- [Task prompt]
Restate the data below word for word. Skip any images it contains.

- [Information provided]

--- Start ---

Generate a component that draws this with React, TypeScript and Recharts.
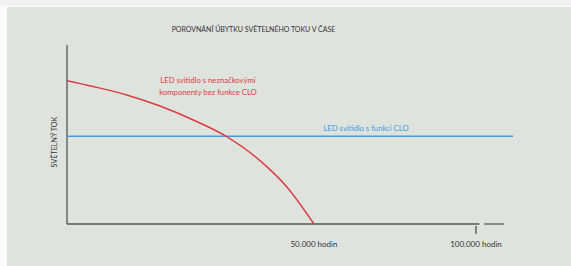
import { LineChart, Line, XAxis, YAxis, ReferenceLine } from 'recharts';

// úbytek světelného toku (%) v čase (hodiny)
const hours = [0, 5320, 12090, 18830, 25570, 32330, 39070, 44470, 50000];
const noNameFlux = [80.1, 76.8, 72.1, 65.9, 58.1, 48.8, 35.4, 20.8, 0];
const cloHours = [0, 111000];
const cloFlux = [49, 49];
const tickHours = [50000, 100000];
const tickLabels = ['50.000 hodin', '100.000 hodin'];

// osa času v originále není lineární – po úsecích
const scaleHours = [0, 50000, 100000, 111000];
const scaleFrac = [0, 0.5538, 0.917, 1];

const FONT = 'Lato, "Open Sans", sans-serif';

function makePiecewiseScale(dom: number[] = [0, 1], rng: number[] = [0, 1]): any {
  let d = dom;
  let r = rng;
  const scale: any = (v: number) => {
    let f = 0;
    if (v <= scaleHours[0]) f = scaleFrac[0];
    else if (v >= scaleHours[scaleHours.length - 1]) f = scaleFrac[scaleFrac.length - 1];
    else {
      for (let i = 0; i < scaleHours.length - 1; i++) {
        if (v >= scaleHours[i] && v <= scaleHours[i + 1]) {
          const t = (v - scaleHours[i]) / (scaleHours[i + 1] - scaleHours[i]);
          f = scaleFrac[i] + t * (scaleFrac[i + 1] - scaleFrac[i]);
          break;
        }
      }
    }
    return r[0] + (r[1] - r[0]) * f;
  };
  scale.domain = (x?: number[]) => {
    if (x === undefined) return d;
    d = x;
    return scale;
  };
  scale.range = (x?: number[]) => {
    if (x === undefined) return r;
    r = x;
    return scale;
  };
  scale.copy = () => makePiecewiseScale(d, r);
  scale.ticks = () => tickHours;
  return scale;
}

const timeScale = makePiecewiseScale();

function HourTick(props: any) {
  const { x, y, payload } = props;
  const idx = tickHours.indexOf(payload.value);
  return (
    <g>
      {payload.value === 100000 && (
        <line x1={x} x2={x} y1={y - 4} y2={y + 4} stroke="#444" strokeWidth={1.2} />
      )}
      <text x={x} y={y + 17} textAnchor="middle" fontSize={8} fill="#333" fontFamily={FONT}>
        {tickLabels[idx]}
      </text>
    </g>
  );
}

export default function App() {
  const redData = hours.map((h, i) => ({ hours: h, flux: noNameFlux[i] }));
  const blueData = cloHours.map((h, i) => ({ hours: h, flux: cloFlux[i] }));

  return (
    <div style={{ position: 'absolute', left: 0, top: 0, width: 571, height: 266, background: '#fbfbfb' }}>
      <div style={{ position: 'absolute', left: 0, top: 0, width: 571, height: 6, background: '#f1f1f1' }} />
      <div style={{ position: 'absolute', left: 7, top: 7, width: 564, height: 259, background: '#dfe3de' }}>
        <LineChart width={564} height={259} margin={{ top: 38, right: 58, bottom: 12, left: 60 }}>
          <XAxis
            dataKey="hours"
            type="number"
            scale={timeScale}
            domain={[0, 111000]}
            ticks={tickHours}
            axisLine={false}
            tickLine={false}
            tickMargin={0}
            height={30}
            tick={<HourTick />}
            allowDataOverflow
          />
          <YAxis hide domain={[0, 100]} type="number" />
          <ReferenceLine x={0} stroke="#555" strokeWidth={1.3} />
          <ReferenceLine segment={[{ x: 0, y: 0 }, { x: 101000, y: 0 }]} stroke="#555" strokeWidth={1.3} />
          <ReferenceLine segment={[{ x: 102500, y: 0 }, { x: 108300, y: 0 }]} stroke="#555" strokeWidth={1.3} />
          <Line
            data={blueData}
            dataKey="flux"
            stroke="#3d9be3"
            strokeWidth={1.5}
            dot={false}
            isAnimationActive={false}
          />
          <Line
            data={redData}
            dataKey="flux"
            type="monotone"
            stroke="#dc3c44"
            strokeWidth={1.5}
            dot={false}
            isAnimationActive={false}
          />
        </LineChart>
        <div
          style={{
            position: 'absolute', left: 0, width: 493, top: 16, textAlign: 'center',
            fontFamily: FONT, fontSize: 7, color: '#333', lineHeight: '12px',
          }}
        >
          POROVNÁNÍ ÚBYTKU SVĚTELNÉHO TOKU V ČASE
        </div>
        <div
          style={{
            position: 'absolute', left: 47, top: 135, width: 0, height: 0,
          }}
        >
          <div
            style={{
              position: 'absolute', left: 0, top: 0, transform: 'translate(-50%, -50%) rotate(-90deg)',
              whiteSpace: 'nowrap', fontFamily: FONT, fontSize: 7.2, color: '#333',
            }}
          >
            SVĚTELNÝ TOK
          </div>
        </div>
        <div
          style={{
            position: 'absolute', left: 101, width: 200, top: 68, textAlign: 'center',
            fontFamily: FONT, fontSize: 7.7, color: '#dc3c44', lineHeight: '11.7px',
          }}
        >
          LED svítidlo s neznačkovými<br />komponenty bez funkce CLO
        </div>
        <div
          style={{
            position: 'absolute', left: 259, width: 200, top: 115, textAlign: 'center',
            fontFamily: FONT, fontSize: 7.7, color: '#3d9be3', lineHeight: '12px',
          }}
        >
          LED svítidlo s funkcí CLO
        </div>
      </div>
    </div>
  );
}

--- End ---

- [Full response]
Generate a component that draws this with React, TypeScript and Recharts.
import { LineChart, Line, XAxis, YAxis, ReferenceLine } from 'recharts';

// úbytek světelného toku (%) v čase (hodiny)
const hours = [0, 5320, 12090, 18830, 25570, 32330, 39070, 44470, 50000];
const noNameFlux = [80.1, 76.8, 72.1, 65.9, 58.1, 48.8, 35.4, 20.8, 0];
const cloHours = [0, 111000];
const cloFlux = [49, 49];
const tickHours = [50000, 100000];
const tickLabels = ['50.000 hodin', '100.000 hodin'];

// osa času v originále není lineární – po úsecích
const scaleHours = [0, 50000, 100000, 111000];
const scaleFrac = [0, 0.5538, 0.917, 1];

const FONT = 'Lato, "Open Sans", sans-serif';

function makePiecewiseScale(dom: number[] = [0, 1], rng: number[] = [0, 1]): any {
  let d = dom;
  let r = rng;
  const scale: any = (v: number) => {
    let f = 0;
    if (v <= scaleHours[0]) f = scaleFrac[0];
    else if (v >= scaleHours[scaleHours.length - 1]) f = scaleFrac[scaleFrac.length - 1];
    else {
      for (let i = 0; i < scaleHours.length - 1; i++) {
        if (v >= scaleHours[i] && v <= scaleHours[i + 1]) {
          const t = (v - scaleHours[i]) / (scaleHours[i + 1] - scaleHours[i]);
          f = scaleFrac[i] + t * (scaleFrac[i + 1] - scaleFrac[i]);
          break;
        }
      }
    }
    return r[0] + (r[1] - r[0]) * f;
  };
  scale.domain = (x?: number[]) => {
    if (x === undefined) return d;
    d = x;
    return scale;
  };
  scale.range = (x?: number[]) => {
    if (x === undefined) return r;
    r = x;
    return scale;
  };
  scale.copy = () => makePiecewiseScale(d, r);
  scale.ticks = () => tickHours;
  return scale;
}

const timeScale = makePiecewiseScale();

function HourTick(props: any) {
  const { x, y, payload } = props;
  const idx = tickHours.indexOf(payload.value);
  return (
    <g>
      {payload.value === 100000 && (
        <line x1={x} x2={x} y1={y - 4} y2={y + 4} stroke="#444" strokeWidth={1.2} />
      )}
      <text x={x} y={y + 17} textAnchor="middle" fontSize={8} fill="#333" fontFamily={FONT}>
        {tickLabels[idx]}
      </text>
    </g>
  );
}

export default function App() {
  const redData = hours.map((h, i) => ({ hours: h, flux: noNameFlux[i] }));
  const blueData = cloHours.map((h, i) => ({ hours: h, flux: cloFlux[i] }));

  return (
    <div style={{ position: 'absolute', left: 0, top: 0, width: 571, height: 266, background: '#fbfbfb' }}>
      <div style={{ position: 'absolute', left: 0, top: 0, width: 571, height: 6, background: '#f1f1f1' }} />
      <div style={{ position: 'absolute', left: 7, top: 7, width: 564, height: 259, background: '#dfe3de' }}>
        <LineChart width={564} height={259} margin={{ top: 38, right: 58, bottom: 12, left: 60 }}>
          <XAxis
            dataKey="hours"
            type="number"
            scale={timeScale}
            domain={[0, 111000]}
            ticks={tickHours}
            axisLine={false}
            tickLine={false}
            tickMargin={0}
            height={30}
            tick={<HourTick />}
            allowDataOverflow
          />
          <YAxis hide domain={[0, 100]} type="number" />
          <ReferenceLine x={0} stroke="#555" strokeWidth={1.3} />
          <ReferenceLine segment={[{ x: 0, y: 0 }, { x: 101000, y: 0 }]} stroke="#555" strokeWidth={1.3} />
          <ReferenceLine segment={[{ x: 102500, y: 0 }, { x: 108300, y: 0 }]} stroke="#555" strokeWidth={1.3} />
          <Line
            data={blueData}
            dataKey="flux"
            stroke="#3d9be3"
            strokeWidth={1.5}
            dot={false}
            isAnimationActive={false}
          />
          <Line
            data={redData}
            dataKey="flux"
            type="monotone"
            stroke="#dc3c44"
            strokeWidth={1.5}
            dot={false}
            isAnimationActive={false}
          />
        </LineChart>
        <div
          style={{
            position: 'absolute', left: 0, width: 493, top: 16, textAlign: 'center',
            fontFamily: FONT, fontSize: 7, color: '#333', lineHeight: '12px',
          }}
        >
          POROVNÁNÍ ÚBYTKU SVĚTELNÉHO TOKU V ČASE
        </div>
        <div
          style={{
            position: 'absolute', left: 47, top: 135, width: 0, height: 0,
          }}
        >
          <div
            style={{
              position: 'absolute', left: 0, top: 0, transform: 'translate(-50%, -50%) rotate(-90deg)',
              whiteSpace: 'nowrap', fontFamily: FONT, fontSize: 7.2, color: '#333',
            }}
          >
            SVĚTELNÝ TOK
          </div>
        </div>
        <div
          style={{
            position: 'absolute', left: 101, width: 200, top: 68, textAlign: 'center',
            fontFamily: FONT, fontSize: 7.7, color: '#dc3c44', lineHeight: '11.7px',
          }}
        >
          LED svítidlo s neznačkovými<br />komponenty bez funkce CLO
        </div>
        <div
          style={{
            position: 'absolute', left: 259, width: 200, top: 115, textAlign: 'center',
            fontFamily: FONT, fontSize: 7.7, color: '#3d9be3', lineHeight: '12px',
          }}
        >
          LED svítidlo s funkcí CLO
        </div>
      </div>
    </div>
  );
}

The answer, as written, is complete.